From what I have read about virtual machines is that there are 2 types system virtual machines and process virtual machines. I know that AROS is not a system virtual machine, but all the process virtual machines seam to be like Java JVM, Mono, Python, Ruby, etc. They all seam to be language specific. Where as AROS seams to be a complete system/platform running in user mode kind of like User Mode Linux.

AROS-hosted: An Operating System in an Operating System?

AROS is originally developed on Linux running on an Intel-based computer. It runs on many more machines and operating systems, though. This may sound strange: an OS running on top of an other OS, that's emulation, right?

A nice term for what AROS-hosted does is "API emulation". API is a three-letter acronym for Application Programmer's Interface. In plain English: an API provides (C Language) functions that a programmer can use. The AmigaOS API consists of a load of library calls that an Amiga programmer can use to make an Amiga program. AROS emulates the AmigaOS API: it tries to provide the same library calls as AmigaOS. An Amiga emulator, such as UAE; emulates the Amiga computer: the processor, the connected hardware, everything. This has its advantages, like being able to play binary Amiga games on different hardware, and its disadvantages, like not being able to use the emulator as a "real" OS, on a "real" processor. AROS-hosted runs on the "real" processor. But it isn't a "real" OS, unless you run in such a way that it doesn't require Linux. This is called "native" AROS.

AROS can run natively on the Intel and Amiga computers, but not quite as well as it runs on Linux. AROS library functions are made to run under Linux first, internally using Linux kernel and library calls. This way a programmer has the opportunity to bother about the implementation of the whole system first, and to bother about the technical details in a later stadium. People are currently working on making the "native" AROS more usable. The results are very impressive and it is perfectly possible to use AROS-native as a real (and only) Operating system on an IBM PC compatible machine.

Of course, AROS is not only an API emulator.
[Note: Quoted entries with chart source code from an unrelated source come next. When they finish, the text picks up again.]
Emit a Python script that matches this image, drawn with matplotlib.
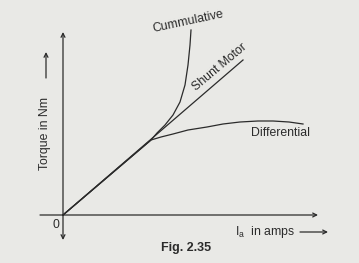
import matplotlib.pyplot as plt

# curve points (origin at the axes crossing, units ~ px)
shunt_x = [0, 180]
shunt_y = [0, 155]

cumul_x = [0, 88, 94, 102, 110, 117, 122, 125, 127, 128]
cumul_y = [0, 75, 82, 90, 100, 113, 130, 150, 170, 185]

diff_x = [0, 88, 98, 110, 125, 144, 160, 177, 195, 210, 226, 240]
diff_y = [0, 75, 78, 81, 85, 88, 91, 93, 94, 94, 93, 91]

labels = ["Cummulative", "Shunt Motor", "Differential"]

ink = "#2b2b2b"
paper = "#e9e9e6"

fig = plt.figure(figsize=(3.59, 2.63), dpi=100, facecolor=paper)
ax = fig.add_axes([0, 0, 1, 1])
ax.set_facecolor(paper)
ax.set_xlim(-63, 296)
ax.set_ylim(-48, 215)
ax.axis("off")

# axes with arrow heads
arr = dict(arrowstyle="->", color=ink, lw=0.9, shrinkA=0, shrinkB=0,
           mutation_scale=7)
ax.annotate("", xy=(0, 183), xytext=(0, 0), arrowprops=arr)
ax.annotate("", xy=(0, -25), xytext=(0, 0), arrowprops=arr)
ax.annotate("", xy=(255, 0), xytext=(-23, 0), arrowprops=arr)

ax.plot(shunt_x, shunt_y, color=ink, lw=0.9)
ax.plot(cumul_x, cumul_y, color=ink, lw=0.9, solid_joinstyle="round")
ax.plot(diff_x, diff_y, color=ink, lw=0.9, solid_joinstyle="round")

font = "Liberation Sans"
fs = 8.8
ax.text(125, 193, labels[0], fontsize=fs, family=font, rotation=12,
        ha="center", va="center", color=ink)
ax.text(157, 148, labels[1], fontsize=fs, family=font, rotation=40,
        ha="center", va="center", color=ink)
ax.text(218, 82, labels[2], fontsize=fs, family=font,
        ha="center", va="center", color=ink)

ax.text(-18, 82, "Torque in Nm", fontsize=fs, family=font, rotation=90,
        ha="center", va="center", color=ink)
ax.annotate("", xy=(-17, 163), xytext=(-17, 137), arrowprops=arr)

ax.text(-7, -10, "0", fontsize=fs, family=font, ha="center", va="center",
        color=ink)
ax.text(202, -17, r"I$_\mathregular{a}$  in amps", fontsize=fs, family=font,
        ha="center", va="center", color=ink)
ax.annotate("", xy=(265, -17), xytext=(237, -17), arrowprops=arr)

ax.text(123, -33, "Fig. 2.35", fontsize=9, family=font, weight="bold",
        ha="center", va="center", color=ink)

fig.savefig("out.png", dpi=100, facecolor=paper)
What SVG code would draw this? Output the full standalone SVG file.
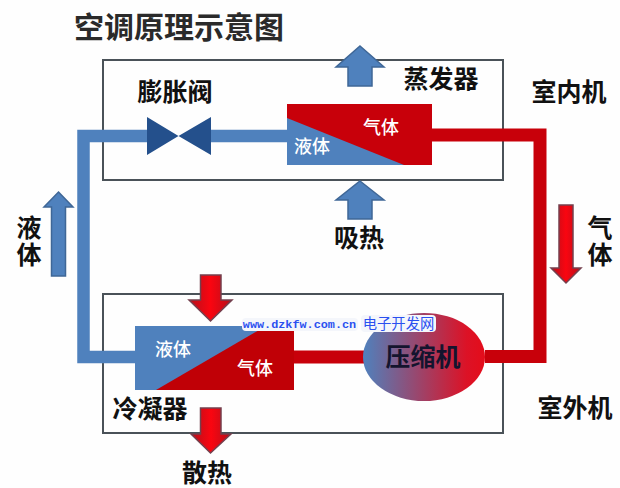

It also tries to provide replacements to all the AmigaOS 3.1 system software, and you will also find a few demo's and games being shipped with AROS, just to show that they work - we might just be at 77% of the whole system, but we already have Quake running!

From this information it seams to me that AROS kernel.resource when used as a virtual machine simply wraps the Linux kernel's system call interface? or am I missing something

In addition are there any other systems like AROS?

I'm wanting to make something like this that would be hosted on many OSes.